═════ Material ═════

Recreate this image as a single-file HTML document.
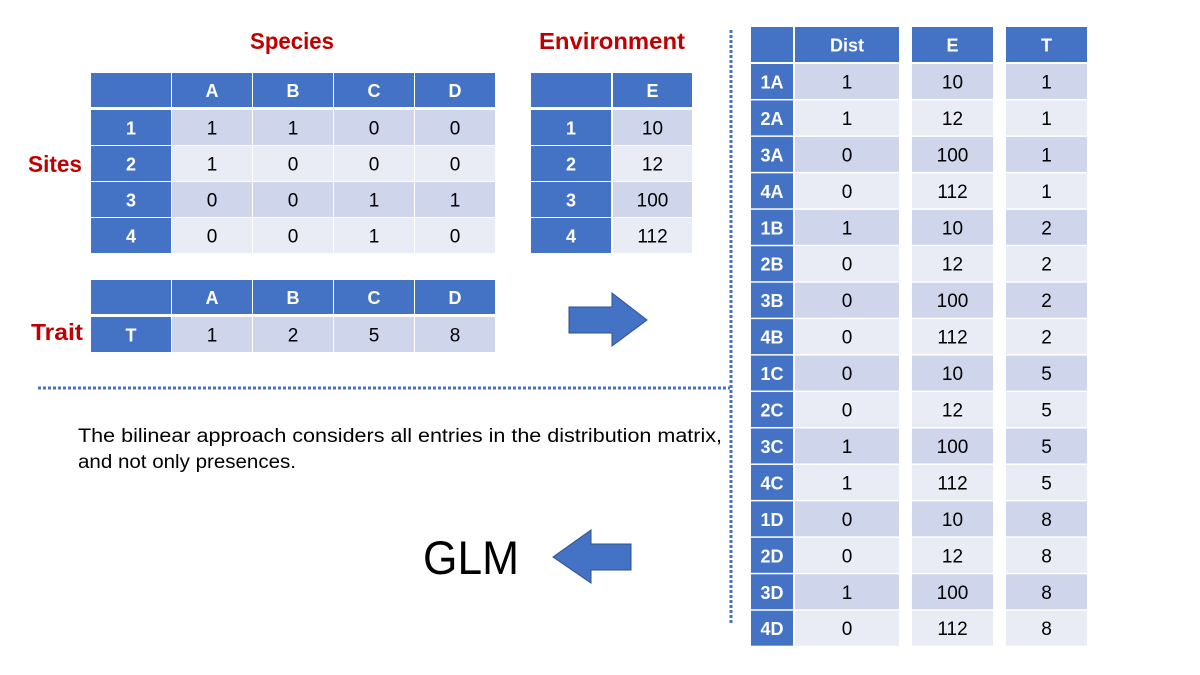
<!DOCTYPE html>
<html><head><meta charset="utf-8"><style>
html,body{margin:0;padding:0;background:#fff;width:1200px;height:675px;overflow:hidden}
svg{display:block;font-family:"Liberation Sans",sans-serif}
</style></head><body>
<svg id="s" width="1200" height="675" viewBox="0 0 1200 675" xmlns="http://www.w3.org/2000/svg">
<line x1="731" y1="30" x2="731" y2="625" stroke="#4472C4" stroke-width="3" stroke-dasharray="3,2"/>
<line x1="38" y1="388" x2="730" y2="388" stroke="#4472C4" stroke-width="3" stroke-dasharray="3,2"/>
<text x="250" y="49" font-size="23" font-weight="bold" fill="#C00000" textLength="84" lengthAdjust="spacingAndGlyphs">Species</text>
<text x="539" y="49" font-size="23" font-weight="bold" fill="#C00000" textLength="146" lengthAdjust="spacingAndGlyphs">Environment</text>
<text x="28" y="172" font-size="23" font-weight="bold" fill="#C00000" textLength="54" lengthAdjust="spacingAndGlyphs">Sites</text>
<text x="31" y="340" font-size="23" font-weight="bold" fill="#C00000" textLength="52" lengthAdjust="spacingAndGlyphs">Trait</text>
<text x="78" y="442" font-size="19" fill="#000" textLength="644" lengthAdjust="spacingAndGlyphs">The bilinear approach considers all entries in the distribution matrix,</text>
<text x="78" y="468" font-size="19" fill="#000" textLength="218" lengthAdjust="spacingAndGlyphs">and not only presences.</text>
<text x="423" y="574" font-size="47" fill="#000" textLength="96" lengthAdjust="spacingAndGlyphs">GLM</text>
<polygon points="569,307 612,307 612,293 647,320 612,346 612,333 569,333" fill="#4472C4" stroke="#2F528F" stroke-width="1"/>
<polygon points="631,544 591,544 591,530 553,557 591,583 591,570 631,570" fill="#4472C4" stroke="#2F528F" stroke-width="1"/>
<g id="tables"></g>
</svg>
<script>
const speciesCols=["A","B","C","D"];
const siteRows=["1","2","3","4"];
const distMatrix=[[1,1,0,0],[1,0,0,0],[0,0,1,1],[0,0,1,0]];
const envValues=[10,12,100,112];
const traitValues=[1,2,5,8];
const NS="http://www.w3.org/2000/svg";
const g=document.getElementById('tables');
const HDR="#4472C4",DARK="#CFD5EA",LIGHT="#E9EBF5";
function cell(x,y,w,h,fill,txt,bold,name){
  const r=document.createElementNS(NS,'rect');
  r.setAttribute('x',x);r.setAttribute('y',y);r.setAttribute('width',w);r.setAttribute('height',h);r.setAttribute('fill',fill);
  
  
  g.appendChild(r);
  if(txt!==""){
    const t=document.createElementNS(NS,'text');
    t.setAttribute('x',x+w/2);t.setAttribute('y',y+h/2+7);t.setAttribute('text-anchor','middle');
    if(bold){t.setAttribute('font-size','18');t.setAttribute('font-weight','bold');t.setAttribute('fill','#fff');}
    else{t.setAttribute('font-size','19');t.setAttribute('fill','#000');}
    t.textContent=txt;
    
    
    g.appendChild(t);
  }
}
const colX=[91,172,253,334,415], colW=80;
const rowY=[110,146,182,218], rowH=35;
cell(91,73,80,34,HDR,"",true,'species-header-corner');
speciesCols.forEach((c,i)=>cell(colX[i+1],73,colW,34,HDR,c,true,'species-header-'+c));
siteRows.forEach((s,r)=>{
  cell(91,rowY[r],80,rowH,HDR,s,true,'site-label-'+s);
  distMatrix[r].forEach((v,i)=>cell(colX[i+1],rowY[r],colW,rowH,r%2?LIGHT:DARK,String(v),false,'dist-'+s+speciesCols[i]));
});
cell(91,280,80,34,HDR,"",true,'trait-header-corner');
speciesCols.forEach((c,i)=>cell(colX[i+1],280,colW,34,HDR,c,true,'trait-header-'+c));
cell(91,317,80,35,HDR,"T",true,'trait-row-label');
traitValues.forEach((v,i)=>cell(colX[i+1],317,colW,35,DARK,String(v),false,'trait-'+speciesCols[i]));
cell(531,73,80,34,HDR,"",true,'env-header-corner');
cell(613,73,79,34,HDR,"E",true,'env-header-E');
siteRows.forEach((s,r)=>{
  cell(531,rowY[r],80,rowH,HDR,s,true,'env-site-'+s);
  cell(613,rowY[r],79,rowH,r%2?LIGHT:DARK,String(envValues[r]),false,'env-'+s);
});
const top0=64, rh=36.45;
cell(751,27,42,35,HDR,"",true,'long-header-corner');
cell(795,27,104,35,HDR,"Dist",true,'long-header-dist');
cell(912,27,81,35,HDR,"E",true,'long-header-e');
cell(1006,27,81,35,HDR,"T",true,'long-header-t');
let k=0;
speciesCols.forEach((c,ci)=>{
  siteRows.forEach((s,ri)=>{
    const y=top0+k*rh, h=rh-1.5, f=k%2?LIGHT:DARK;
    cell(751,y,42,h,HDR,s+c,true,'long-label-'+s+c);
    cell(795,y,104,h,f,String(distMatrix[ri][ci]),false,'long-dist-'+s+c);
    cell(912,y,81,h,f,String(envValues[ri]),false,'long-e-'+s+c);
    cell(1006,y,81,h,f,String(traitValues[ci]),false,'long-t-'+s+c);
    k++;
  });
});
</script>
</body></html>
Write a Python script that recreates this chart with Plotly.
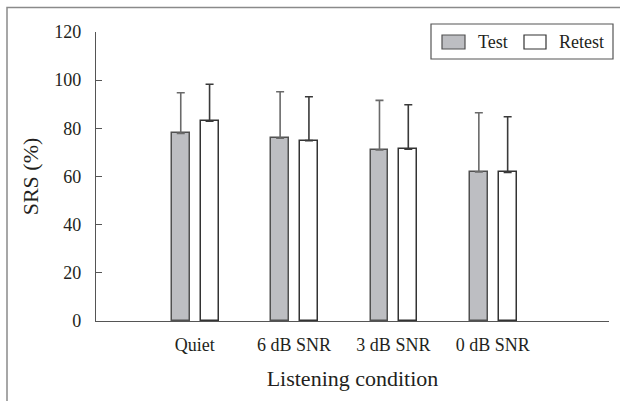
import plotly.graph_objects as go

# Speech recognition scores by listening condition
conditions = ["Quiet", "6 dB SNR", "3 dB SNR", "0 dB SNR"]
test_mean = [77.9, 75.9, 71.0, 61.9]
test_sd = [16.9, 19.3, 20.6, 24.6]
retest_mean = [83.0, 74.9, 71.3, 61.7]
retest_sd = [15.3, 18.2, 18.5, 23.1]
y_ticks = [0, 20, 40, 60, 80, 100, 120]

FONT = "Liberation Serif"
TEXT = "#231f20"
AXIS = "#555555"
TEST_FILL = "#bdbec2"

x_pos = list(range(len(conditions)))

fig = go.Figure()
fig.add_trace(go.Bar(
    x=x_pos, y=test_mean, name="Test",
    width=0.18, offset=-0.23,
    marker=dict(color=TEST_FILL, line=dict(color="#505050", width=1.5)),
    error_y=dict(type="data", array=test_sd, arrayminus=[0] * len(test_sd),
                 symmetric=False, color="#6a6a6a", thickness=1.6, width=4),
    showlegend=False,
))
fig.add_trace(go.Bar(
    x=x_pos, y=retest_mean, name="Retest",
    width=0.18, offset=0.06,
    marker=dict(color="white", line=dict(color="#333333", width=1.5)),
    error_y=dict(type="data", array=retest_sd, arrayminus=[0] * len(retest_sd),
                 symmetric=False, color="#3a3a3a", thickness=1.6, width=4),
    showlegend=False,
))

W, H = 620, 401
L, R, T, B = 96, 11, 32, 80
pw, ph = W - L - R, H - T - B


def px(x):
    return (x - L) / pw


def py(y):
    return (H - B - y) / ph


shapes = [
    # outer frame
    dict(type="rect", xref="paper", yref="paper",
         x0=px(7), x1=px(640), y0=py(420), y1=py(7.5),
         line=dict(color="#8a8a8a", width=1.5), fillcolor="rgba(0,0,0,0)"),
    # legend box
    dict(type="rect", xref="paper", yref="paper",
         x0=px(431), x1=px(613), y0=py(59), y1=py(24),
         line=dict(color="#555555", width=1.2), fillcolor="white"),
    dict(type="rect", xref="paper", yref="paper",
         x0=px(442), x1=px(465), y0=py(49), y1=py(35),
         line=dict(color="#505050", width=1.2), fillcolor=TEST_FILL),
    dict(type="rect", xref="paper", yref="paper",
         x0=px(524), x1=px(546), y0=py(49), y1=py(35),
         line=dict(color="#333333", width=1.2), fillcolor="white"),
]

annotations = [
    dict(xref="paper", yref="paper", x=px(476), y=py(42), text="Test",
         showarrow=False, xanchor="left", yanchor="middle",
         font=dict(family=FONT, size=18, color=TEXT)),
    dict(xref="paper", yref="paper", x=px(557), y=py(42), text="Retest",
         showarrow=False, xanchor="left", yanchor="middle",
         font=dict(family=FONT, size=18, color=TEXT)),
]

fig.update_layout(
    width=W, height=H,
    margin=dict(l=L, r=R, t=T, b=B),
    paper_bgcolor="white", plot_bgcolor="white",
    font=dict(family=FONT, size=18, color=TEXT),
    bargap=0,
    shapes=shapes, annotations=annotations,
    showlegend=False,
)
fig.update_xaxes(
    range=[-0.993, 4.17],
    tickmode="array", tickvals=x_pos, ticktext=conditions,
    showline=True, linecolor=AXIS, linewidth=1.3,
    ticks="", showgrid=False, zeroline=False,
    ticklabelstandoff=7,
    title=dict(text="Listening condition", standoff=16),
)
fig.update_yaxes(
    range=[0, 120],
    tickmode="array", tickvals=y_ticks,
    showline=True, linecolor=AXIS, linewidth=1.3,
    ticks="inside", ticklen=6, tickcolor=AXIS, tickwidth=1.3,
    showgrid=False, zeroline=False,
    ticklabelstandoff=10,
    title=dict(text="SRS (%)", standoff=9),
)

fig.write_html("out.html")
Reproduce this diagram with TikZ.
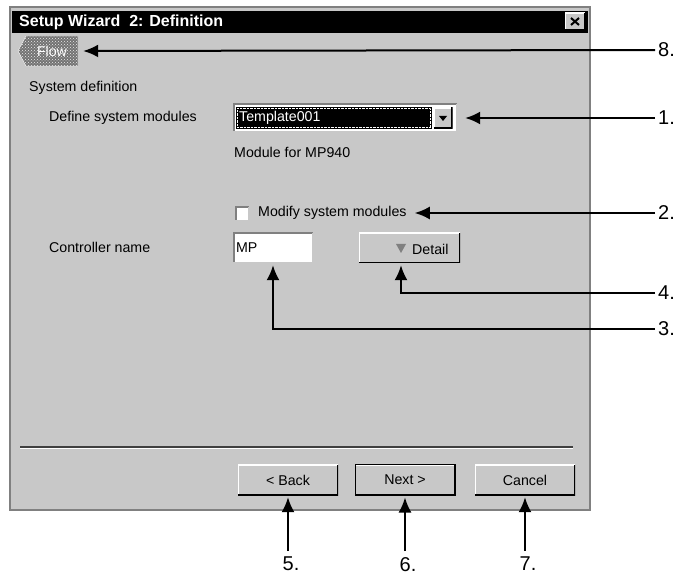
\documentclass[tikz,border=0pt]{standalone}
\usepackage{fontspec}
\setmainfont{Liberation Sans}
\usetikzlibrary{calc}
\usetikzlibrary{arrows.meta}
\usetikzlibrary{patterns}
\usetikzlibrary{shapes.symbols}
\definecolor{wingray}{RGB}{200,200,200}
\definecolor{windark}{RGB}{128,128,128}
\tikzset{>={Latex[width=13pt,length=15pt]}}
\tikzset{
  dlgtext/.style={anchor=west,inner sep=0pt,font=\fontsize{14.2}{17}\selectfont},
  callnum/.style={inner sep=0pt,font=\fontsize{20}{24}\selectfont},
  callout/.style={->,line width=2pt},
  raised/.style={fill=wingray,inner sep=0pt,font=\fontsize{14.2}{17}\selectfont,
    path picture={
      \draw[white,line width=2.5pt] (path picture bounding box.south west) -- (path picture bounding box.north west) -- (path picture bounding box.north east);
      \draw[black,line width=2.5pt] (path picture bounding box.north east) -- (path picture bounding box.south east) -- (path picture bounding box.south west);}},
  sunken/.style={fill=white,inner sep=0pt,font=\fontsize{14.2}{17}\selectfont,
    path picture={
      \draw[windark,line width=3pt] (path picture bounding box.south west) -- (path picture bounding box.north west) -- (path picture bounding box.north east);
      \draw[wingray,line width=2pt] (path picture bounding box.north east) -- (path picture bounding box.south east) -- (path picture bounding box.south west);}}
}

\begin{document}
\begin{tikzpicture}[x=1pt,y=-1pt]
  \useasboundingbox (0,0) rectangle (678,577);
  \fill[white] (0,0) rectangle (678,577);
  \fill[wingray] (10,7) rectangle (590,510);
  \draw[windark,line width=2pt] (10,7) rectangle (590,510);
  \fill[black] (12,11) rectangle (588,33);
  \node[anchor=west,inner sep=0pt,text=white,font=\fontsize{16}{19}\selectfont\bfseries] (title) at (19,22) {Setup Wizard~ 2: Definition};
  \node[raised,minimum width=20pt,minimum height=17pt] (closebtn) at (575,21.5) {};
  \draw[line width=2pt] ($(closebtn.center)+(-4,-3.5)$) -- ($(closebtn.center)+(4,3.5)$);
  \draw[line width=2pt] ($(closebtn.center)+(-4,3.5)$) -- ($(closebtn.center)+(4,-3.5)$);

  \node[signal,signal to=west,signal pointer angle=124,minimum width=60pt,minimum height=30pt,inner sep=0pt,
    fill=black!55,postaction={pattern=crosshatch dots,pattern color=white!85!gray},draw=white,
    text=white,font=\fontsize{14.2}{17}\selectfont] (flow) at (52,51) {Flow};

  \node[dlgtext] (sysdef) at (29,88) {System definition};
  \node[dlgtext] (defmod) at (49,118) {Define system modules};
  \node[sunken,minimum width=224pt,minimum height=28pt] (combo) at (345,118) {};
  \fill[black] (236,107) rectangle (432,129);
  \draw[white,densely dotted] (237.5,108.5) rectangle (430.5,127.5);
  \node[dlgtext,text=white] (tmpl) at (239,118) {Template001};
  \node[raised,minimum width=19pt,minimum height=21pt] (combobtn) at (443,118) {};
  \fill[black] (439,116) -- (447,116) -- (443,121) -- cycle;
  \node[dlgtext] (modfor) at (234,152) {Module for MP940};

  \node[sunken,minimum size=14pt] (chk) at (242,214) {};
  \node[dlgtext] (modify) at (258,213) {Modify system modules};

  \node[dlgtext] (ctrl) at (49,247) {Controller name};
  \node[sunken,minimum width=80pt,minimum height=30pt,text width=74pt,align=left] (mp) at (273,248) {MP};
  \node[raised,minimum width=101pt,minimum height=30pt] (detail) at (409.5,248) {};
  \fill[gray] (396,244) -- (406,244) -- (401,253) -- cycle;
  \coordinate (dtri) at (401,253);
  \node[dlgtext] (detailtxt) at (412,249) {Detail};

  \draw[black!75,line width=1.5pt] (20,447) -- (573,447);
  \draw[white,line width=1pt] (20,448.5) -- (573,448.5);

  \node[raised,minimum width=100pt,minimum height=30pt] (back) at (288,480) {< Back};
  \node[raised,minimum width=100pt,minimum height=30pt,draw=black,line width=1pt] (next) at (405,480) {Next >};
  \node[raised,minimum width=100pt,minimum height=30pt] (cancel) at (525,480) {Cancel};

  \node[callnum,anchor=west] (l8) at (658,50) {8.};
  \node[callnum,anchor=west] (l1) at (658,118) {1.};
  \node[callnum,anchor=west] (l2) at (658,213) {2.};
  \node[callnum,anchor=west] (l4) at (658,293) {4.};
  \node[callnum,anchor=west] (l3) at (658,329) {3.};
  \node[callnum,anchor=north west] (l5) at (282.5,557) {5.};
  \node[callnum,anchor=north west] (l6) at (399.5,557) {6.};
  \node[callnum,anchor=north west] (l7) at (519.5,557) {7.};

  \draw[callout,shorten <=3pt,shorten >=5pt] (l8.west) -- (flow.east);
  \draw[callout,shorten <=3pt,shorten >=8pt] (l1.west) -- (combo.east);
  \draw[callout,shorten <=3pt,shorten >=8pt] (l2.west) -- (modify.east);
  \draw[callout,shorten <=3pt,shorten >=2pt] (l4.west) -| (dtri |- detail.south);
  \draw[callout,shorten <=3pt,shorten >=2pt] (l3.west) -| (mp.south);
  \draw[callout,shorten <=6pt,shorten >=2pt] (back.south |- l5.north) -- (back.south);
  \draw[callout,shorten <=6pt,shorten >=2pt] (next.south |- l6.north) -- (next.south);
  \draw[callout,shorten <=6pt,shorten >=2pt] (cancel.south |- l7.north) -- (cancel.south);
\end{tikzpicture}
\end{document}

═════

Goal —
Between the line with "Write a Python" and the line with "x_pos = list(range(len(conditions)))", ends included, lies the span to copy exactly; copy nothing else and leave out the pictures.

Answer to the exercise —
Write a Python script that recreates this chart with Plotly.
import plotly.graph_objects as go

# Speech recognition scores by listening condition
conditions = ["Quiet", "6 dB SNR", "3 dB SNR", "0 dB SNR"]
test_mean = [77.9, 75.9, 71.0, 61.9]
test_sd = [16.9, 19.3, 20.6, 24.6]
retest_mean = [83.0, 74.9, 71.3, 61.7]
retest_sd = [15.3, 18.2, 18.5, 23.1]
y_ticks = [0, 20, 40, 60, 80, 100, 120]

FONT = "Liberation Serif"
TEXT = "#231f20"
AXIS = "#555555"
TEST_FILL = "#bdbec2"

x_pos = list(range(len(conditions)))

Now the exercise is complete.